Published by MBA Skool Team, Published on July 01, 2011
What is the common between brands like Hugo Boss, Louis Vuitton, Gucci, Fendi, Rolex etc. These are premium brands. Premium is defined in the dictionary as an adjective meaning exceptional quality or amount. Premium products are frequently related to prestige and quality. In order for the customer to identify any product as premium, he should be convinced about the exclusivity of the brand. Premium brands do not command premium because of their high quality but because the exclusivity that the product assures the customer. The branding strategy of most of the premium brands is based on aligning their brand proposition to the self image of the consumer.
The consumer behavior for premium and non premium brands depends on the socio economic structure and based on perceived value.
Perceived Conspicuous Value: The consumption of prestige brands is viewed as a signal of status and wealth, and whose price, expensive by normal standards, enhances the value of such a signal.
Perceived Unique Value: If virtually everyone owns a particular brand it is by definition not prestigious.
Perceived Social Value: The role-playing aspects and the social value of prestige brands can be instrumental in the decision to buy.
Perceived emotional satisfaction that premium brand provides to customer seeking brand prestige. It also provides them with subjective intangible benefits such as aesthetic appeal.
Perceived Quality Value: Prestige is derived partly from the technical superiority and the extreme care that takes place during the production process. For instance, a Rolex Sea-dweller works 1,220 meters underwater and is hand-crafted.
Most people chasing premium brands are aspire to have an image that will set them apart from rest of the crowd. Mostly these are elite group of people wanting to associate themselves with brands that are beyond the reach of the normal consumers and premium brands cater to this need. How can the product be beyond the limit of average citizens? This can be achieved by making price very high and limiting the production numbers with quality of highest order. In economic terms, premium products are those who can consistently command and justify a higher price than products with comparable functions and similar quality. In marketing terms, these are products which can deliver emotional benefits which are hard to match by comparable products.
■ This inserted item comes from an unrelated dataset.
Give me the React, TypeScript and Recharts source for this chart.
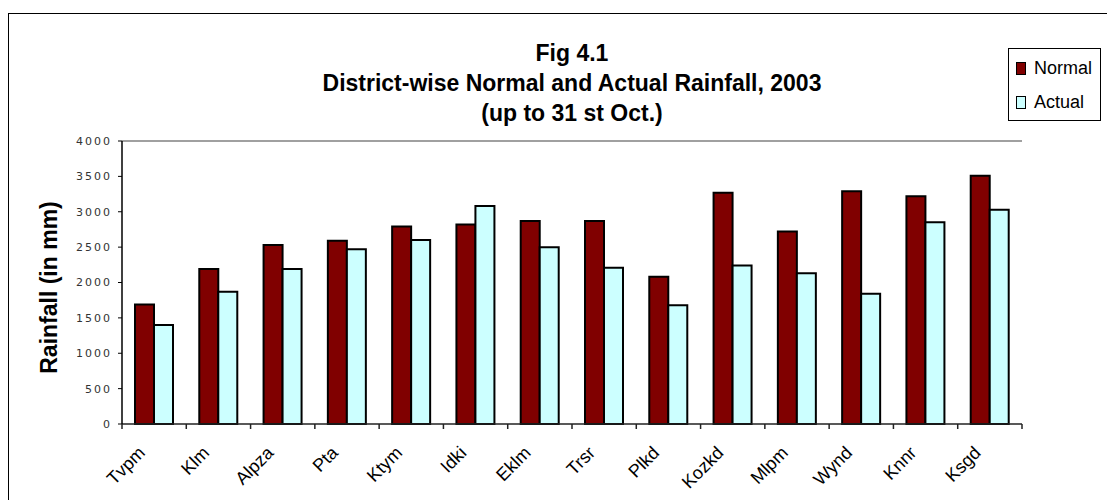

Most of the high premium brands goal is to create a high perception of value in turn creating more sales. The biggest question that brands should ask themselves is ‘Why will consumer be willing to pay more for a product when there are others that provide the same service or function at a lesser price?
Managing a premium brand is one of the most difficult challenges in premium niche marketing. Like all business, they must pursue growth strategies. However, unlike many mainstream businesses, premium brands must do so in a way that doesn't dilute the brand's image or the user's sense exclusivity and pride. At times, brand managers may have to forgo short term growth opportunities in order to maintain long term health of the brand.
Consider an example of blackberry which used to be premium brand at one point of time. But as the increased competition in that segment forced them to reduce their prices and launch products which are aimed at mass market making it no longer a premium brand.
The communication message for premium brands has become more complex with the complex nature of market dynamics. There are people who want to shop at Big Bazzar wanting to buy cheapest trousers, cheapest sneakers but still want coffee at barista and ipod.
Brand Managers must know that premium products branding is an art that goes deep into the psychology of the consumer to satisfy their inherent needs.